Orbital characteristics
- Epoch 2026-01-01
- Observation arc: 110.34 yr (40,303 days)
- Periapsis: 12.3 million km
- Apoapsis: 35.9 million km
- Semi-major axis: 24.1 million km
- Eccentricity: 0.490
- Orbital period (sidereal): –763.7 d
- Mean anomaly: 227.2°
- Mean motion: 0° 29^{m} 54.168^{s} / day
- Inclination: 155.6° (to ecliptic)
- Longitude of ascending node: 73°
- Argument of perihelion: 268°
- Satellite of: Jupiter
- Group: Pasiphae group

Physical characteristics
- Mean diameter: 57.8±0.8 km
- Mass: 1.72×10^{17} kg (calculated)
- Mean density: 1.70 g/cm^{3} (assumed)
- Albedo: 0.044±0.006
- Spectral type: C
- Apparent magnitude: 16.9
- Absolute magnitude (H): 10.1

= Pasiphae (moon) =

Moon of Jupiter

Pasiphae /pəˈsɪfeɪ.iː/, formerly spelled Pasiphaë, also known as Jupiter VIII, is one of the biggest retrograde irregular satellites of Jupiter. As an irregular moon with an eccentric orbit, it gets as far as 35.9 million km from Jupiter.

==Discovery and Naming==
It was discovered in 1908 by Philibert Jacques Melotte.
The moon was first spotted on a plate taken at the Royal Greenwich Observatory on the night of 28 February 1908. Inspection of previous plates found it as far back as January 27. It received the provisional designation 1908 CJ, as it was not clear whether it was an asteroid or a moon of Jupiter. The recognition of the latter case came by April 10.

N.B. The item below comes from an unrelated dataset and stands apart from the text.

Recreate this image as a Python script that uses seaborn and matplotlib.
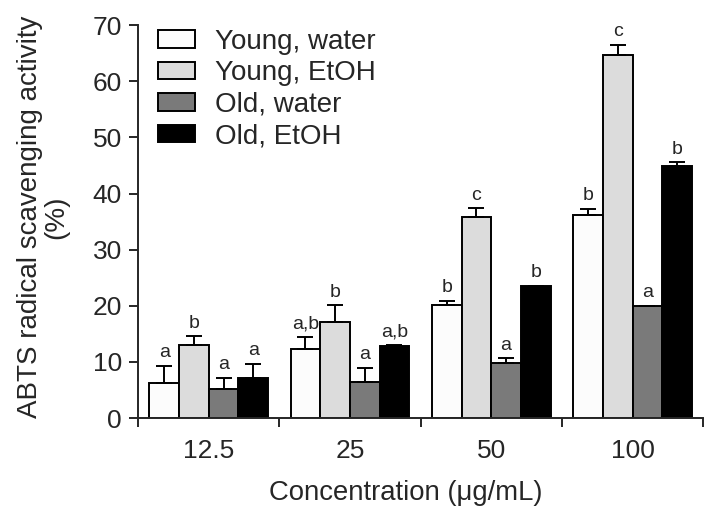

Later named after the mythological Pasiphaë, wife of Minos and mother of the Minotaur from Greek legend.
Pasiphae did not receive its present name until 1975; before then, it was simply known as Jupiter VIII. It was sometimes called "Poseidon" between 1955 and 1975.

==Orbit==
Pasiphae orbits Jupiter on a high eccentricity (0.490) and high inclination (about 157°) on a retrograde orbit with an average distance of 24.1 million km, but it gets as far as 35.9 million km from Jupiter. The orbital elements are continuously changing due to solar and planetary perturbations. In December 2023 the moon reached 0.2494 AU from Jupiter, and in November 2024 approached within 0.0666 AU of Jupiter.

It gives its name to the Pasiphae group, a group of retrograde moons of Jupiter with semi-major axes spread over 22–25 million km, inclinations between 141° and 158°, and higher eccentricities between 0.22 and 0.44.

Pasiphae is also known to be in a secular resonance with Jupiter (tying the longitude of its perijove with the longitude of perihelion of Jupiter).

==Physical characteristics==

Pasiphae observed by the Wide-field Infrared Survey Explorer (WISE) spacecraft in 2014

With a diameter estimated at 58 km (Albedo 4.4%), Pasiphae is the largest retrograde and third largest irregular satellite after Himalia and Elara.

Spectroscopical measurements in infrared indicate that Pasiphae is a spectrally featureless object, consistent with the suspected asteroidal origin of the object.
The satellite appears pale red (colour indices V=17.22 B-V=0.74, R-V=0.38) though it falls into the grey color-class of C-type asteroids.

== Origin ==
Pasiphae probably did not form near Jupiter but was captured by Jupiter later. Pasiphae is believed to be a fragment from a captured asteroid along with other Pasiphae group satellites.